The cornerstone are the integral yoga teachings of Sri Aurobindo.

This philosopher-sage refers to the process of the union of all the parts of one's being with the Divine, and the transmutation of all of their jarring elements into a harmonious state of higher divine consciousness and existence.

Integral as explained by thinker Ken Wilber

"An integral approach is based on one basic idea: no human mind can be 100% wrong. Or, we might say, nobody is smart enough to be wrong all the time. And that means, when it comes to deciding which approaches, methodologies, epistemologies, or ways or knowing are "correct," the answer can only be, "All of them."

That is, all of the numerous practices or paradigms of human inquiry — including physics, chemistry, hermeneutics, collaborative inquiry, meditation, neuroscience, vision quest, phenomenology, structuralism, subtle energy research, systems theory, shamanic voyaging, chaos theory, developmental psychology—all of those modes of inquiry have an important piece of the overall puzzle of a total existence that includes, among other many things, health and illness, doctors and patients, sickness and healing."

Forward to Integral Medicine: A Noetic Reader (2003) edited by Marilyn Schlitz & Tina Hyman

"I have one major rule: Everybody is right. More specifically, everybody has some important pieces of truth, and all of those pieces need to be honored, cherished, and included in a more gracious, spacious, and compassionate embrace. To Freudians I say, Have you looked at Buddhism? To Buddhists I say, Have you studied Freud? Every approach, I honestly believe, is essentially true but partial."

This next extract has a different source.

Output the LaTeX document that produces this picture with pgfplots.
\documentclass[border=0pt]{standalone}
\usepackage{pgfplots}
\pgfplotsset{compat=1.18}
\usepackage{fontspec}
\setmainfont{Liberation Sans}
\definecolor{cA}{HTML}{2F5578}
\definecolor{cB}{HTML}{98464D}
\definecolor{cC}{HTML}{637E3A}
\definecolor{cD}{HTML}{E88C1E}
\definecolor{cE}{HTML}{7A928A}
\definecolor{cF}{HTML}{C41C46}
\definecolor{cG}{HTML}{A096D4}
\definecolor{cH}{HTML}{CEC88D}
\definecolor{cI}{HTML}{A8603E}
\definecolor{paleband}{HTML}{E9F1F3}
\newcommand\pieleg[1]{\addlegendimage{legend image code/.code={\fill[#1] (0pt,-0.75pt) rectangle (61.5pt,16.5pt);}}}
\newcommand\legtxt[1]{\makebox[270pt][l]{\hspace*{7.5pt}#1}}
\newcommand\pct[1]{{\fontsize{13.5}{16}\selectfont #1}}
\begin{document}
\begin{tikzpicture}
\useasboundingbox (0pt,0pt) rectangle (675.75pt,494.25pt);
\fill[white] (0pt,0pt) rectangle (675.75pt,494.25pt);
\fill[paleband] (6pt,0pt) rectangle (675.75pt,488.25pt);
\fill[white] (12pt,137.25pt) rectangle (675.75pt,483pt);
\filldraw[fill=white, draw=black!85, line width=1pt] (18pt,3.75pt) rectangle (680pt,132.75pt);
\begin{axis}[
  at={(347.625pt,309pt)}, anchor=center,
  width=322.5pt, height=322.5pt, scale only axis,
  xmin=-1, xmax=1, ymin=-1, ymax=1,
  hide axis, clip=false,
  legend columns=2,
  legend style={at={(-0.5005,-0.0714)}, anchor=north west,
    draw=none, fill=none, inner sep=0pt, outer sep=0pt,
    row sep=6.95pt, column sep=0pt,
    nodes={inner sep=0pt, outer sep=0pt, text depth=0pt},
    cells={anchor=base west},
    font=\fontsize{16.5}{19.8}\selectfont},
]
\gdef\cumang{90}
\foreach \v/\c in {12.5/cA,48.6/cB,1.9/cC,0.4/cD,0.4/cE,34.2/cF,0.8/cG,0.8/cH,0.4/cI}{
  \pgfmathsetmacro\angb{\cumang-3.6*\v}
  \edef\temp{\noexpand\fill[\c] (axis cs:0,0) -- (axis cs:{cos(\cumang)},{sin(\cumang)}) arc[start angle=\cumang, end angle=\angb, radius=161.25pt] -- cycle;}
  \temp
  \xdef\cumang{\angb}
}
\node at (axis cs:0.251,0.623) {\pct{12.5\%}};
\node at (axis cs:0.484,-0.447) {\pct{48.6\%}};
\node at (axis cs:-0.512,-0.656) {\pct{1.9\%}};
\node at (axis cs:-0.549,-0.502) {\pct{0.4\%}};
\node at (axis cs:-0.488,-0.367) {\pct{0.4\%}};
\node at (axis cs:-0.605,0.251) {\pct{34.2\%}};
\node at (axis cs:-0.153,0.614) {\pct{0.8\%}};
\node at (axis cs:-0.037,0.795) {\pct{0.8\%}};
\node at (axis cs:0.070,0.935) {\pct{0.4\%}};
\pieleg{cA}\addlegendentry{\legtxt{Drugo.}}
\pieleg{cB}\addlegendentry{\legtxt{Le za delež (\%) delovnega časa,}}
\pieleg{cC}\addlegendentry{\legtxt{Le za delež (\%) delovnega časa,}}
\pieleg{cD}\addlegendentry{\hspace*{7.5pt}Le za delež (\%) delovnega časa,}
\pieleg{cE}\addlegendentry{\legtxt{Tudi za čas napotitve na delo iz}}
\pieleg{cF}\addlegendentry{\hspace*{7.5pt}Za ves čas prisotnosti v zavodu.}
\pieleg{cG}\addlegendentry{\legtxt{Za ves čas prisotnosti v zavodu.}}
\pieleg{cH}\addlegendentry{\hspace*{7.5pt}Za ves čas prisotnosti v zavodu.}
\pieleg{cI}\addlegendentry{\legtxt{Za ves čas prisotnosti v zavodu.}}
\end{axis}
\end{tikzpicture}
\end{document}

Introduction, Collected Works of Ken Wilber, vol. VIII (2000)

What often happens if you study this integral map is that it begins to make room in your psyche, in your being, in your soul, for all the parts of you that were disowned, whether by society, your parents, your peers, whomever. An integral approach even makes room for those who did the disowning to you.

"Integral Spirituality in Real Life" (Beliefnet Essay 4)

Plato on Holistic Healing

"The cure of the part should not be attempted without treatment of the whole. No attempt should be made to cure the body without the soul.

Let no one persuade you to cure the head until he has first given you his soul to be cured, for this is the great error of our day, that physicians first separate the soul from the body."